● **Exercise description**
Your task is to write out only the lines running from the line with "Emit a web page" to the line with "882, 892, 901, 910, 933, 963, 995];", both ends kept, with no images.
— begin Records shown —
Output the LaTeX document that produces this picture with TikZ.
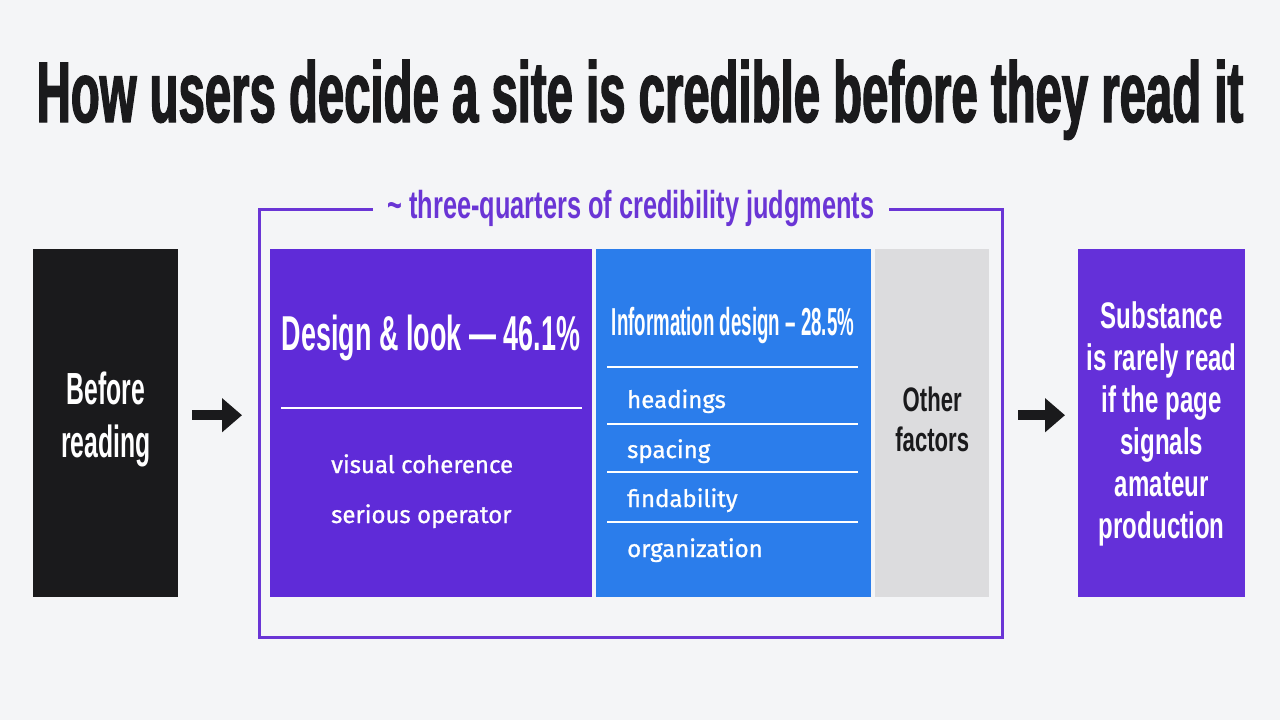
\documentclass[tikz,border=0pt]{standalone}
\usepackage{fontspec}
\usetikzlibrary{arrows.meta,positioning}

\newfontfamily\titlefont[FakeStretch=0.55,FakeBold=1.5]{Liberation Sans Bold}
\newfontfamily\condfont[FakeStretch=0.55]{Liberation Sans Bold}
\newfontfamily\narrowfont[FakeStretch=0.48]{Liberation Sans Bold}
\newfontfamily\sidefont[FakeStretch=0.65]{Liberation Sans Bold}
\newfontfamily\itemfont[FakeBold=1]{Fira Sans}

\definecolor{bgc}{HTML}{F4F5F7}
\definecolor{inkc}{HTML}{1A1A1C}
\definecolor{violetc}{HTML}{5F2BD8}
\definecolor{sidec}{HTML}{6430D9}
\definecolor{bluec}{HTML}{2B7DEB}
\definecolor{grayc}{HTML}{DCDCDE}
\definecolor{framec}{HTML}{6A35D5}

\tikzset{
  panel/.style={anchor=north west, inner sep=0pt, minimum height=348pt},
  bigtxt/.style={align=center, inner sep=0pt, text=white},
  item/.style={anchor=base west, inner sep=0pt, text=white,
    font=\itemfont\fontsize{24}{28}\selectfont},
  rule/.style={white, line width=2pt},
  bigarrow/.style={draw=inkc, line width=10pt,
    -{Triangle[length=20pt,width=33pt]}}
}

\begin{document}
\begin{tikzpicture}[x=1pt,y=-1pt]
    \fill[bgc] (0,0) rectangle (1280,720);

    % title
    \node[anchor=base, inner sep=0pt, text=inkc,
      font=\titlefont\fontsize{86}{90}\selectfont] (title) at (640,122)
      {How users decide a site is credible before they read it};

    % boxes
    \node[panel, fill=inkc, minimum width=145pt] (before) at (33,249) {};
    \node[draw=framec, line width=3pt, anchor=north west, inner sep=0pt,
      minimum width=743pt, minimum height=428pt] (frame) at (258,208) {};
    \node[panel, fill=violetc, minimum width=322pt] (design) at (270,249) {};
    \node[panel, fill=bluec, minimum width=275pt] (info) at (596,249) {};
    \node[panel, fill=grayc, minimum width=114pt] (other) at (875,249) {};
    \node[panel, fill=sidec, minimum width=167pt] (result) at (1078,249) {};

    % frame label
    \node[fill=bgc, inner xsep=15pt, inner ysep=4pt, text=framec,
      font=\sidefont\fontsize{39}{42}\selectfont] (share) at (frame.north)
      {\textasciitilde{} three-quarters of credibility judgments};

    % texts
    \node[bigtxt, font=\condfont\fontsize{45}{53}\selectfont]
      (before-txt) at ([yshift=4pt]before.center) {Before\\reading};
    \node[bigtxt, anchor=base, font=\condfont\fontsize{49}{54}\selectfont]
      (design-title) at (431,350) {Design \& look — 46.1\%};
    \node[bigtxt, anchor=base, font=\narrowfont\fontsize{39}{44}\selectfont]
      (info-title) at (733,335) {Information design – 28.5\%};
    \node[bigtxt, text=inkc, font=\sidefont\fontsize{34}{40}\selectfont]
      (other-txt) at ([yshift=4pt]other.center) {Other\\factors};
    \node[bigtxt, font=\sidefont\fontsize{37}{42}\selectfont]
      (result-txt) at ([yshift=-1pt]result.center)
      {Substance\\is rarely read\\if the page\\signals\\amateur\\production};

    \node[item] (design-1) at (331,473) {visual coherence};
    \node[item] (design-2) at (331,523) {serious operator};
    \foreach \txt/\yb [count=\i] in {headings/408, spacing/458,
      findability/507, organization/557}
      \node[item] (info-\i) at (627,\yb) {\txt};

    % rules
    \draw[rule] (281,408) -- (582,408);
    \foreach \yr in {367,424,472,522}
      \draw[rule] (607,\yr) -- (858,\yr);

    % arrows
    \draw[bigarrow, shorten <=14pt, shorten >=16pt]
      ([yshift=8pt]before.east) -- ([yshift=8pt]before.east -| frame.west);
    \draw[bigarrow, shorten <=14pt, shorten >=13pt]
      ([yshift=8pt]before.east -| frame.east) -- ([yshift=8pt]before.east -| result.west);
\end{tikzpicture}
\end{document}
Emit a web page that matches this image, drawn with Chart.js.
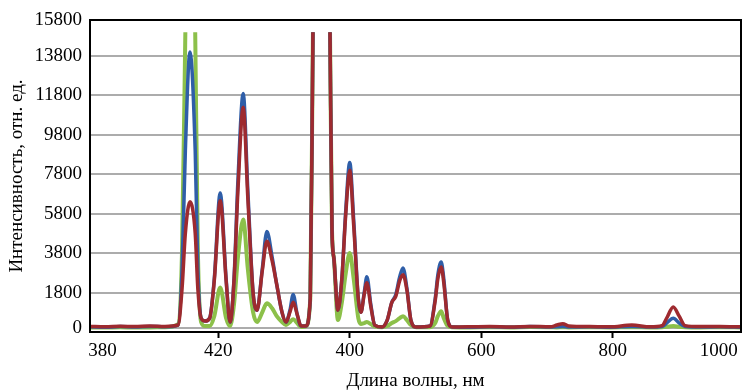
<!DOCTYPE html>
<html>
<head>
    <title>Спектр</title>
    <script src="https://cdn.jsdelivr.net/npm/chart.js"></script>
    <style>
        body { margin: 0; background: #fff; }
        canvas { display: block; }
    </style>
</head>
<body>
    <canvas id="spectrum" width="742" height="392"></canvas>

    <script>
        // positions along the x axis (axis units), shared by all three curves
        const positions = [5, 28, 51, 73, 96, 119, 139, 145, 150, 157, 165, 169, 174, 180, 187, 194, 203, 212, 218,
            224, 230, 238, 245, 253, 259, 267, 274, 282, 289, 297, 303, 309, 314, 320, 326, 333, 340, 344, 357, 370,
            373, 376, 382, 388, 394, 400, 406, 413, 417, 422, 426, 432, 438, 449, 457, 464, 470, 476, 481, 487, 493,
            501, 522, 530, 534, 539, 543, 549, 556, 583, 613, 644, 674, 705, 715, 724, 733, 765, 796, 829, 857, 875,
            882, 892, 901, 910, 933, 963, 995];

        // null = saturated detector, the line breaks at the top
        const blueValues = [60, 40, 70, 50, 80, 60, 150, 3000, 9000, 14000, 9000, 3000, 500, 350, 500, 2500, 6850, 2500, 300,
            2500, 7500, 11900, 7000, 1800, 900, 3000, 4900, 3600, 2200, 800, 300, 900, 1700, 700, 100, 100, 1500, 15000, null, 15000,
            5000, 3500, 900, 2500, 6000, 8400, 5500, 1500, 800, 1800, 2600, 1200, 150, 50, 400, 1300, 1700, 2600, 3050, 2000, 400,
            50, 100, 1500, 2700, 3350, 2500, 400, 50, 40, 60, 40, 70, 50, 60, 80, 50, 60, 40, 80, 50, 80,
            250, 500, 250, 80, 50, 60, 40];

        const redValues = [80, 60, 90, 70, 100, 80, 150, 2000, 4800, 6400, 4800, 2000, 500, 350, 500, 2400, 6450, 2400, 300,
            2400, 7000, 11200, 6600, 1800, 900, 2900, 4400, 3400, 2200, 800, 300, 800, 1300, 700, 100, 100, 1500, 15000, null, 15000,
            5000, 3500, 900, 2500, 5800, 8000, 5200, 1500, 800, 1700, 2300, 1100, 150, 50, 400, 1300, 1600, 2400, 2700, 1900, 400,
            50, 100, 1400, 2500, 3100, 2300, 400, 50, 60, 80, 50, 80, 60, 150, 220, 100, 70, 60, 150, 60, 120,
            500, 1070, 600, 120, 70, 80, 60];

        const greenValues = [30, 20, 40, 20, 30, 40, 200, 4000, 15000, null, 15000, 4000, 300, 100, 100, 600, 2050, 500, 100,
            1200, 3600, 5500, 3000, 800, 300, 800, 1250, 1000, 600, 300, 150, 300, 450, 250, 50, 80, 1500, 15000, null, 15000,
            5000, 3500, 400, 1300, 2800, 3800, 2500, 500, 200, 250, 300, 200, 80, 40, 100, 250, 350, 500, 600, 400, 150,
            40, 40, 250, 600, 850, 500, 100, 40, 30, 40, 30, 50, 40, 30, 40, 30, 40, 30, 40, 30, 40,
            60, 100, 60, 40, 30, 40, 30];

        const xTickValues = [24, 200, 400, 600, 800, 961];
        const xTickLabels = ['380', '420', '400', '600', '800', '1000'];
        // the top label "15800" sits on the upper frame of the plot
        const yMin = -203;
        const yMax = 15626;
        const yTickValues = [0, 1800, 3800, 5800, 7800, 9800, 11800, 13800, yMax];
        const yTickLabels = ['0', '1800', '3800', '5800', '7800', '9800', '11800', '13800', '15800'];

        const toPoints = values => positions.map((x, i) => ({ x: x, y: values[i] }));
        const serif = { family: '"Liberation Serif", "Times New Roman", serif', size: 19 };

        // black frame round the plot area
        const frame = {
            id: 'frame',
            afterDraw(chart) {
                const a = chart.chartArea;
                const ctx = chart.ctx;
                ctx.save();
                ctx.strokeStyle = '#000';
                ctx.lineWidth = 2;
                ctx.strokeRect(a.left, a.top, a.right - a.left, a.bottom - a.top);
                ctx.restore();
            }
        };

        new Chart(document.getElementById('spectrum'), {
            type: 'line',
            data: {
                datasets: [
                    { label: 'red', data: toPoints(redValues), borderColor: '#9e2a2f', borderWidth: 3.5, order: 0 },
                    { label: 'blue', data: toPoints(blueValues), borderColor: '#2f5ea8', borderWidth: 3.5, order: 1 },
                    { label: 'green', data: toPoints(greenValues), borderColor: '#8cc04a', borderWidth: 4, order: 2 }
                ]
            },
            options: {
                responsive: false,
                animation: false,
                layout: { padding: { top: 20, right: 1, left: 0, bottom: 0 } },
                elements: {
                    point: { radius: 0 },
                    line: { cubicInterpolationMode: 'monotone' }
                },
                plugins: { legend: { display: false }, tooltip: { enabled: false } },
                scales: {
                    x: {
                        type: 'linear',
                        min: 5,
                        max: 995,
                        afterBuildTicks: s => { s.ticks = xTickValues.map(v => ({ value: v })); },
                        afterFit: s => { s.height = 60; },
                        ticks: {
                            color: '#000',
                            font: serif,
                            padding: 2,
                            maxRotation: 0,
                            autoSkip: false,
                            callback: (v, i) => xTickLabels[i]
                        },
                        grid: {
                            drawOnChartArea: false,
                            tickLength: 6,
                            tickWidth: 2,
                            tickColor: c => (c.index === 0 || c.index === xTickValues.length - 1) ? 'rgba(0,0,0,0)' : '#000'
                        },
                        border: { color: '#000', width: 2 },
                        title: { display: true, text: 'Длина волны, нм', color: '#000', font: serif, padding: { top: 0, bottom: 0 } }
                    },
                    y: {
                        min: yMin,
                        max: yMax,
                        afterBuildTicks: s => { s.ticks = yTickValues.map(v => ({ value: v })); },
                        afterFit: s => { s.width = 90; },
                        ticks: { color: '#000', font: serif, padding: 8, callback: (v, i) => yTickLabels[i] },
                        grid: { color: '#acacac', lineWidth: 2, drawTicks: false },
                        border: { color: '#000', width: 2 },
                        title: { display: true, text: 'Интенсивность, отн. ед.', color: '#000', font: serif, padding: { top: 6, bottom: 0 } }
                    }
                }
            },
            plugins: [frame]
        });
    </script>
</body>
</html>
— end Records shown —
● **Solution to this problem**
Emit a web page that matches this image, drawn with Chart.js.
<!DOCTYPE html>
<html>
<head>
    <title>Спектр</title>
    <script src="https://cdn.jsdelivr.net/npm/chart.js"></script>
    <style>
        body { margin: 0; background: #fff; }
        canvas { display: block; }
    </style>
</head>
<body>
    <canvas id="spectrum" width="742" height="392"></canvas>

    <script>
        // positions along the x axis (axis units), shared by all three curves
        const positions = [5, 28, 51, 73, 96, 119, 139, 145, 150, 157, 165, 169, 174, 180, 187, 194, 203, 212, 218,
            224, 230, 238, 245, 253, 259, 267, 274, 282, 289, 297, 303, 309, 314, 320, 326, 333, 340, 344, 357, 370,
            373, 376, 382, 388, 394, 400, 406, 413, 417, 422, 426, 432, 438, 449, 457, 464, 470, 476, 481, 487, 493,
            501, 522, 530, 534, 539, 543, 549, 556, 583, 613, 644, 674, 705, 715, 724, 733, 765, 796, 829, 857, 875,
            882, 892, 901, 910, 933, 963, 995];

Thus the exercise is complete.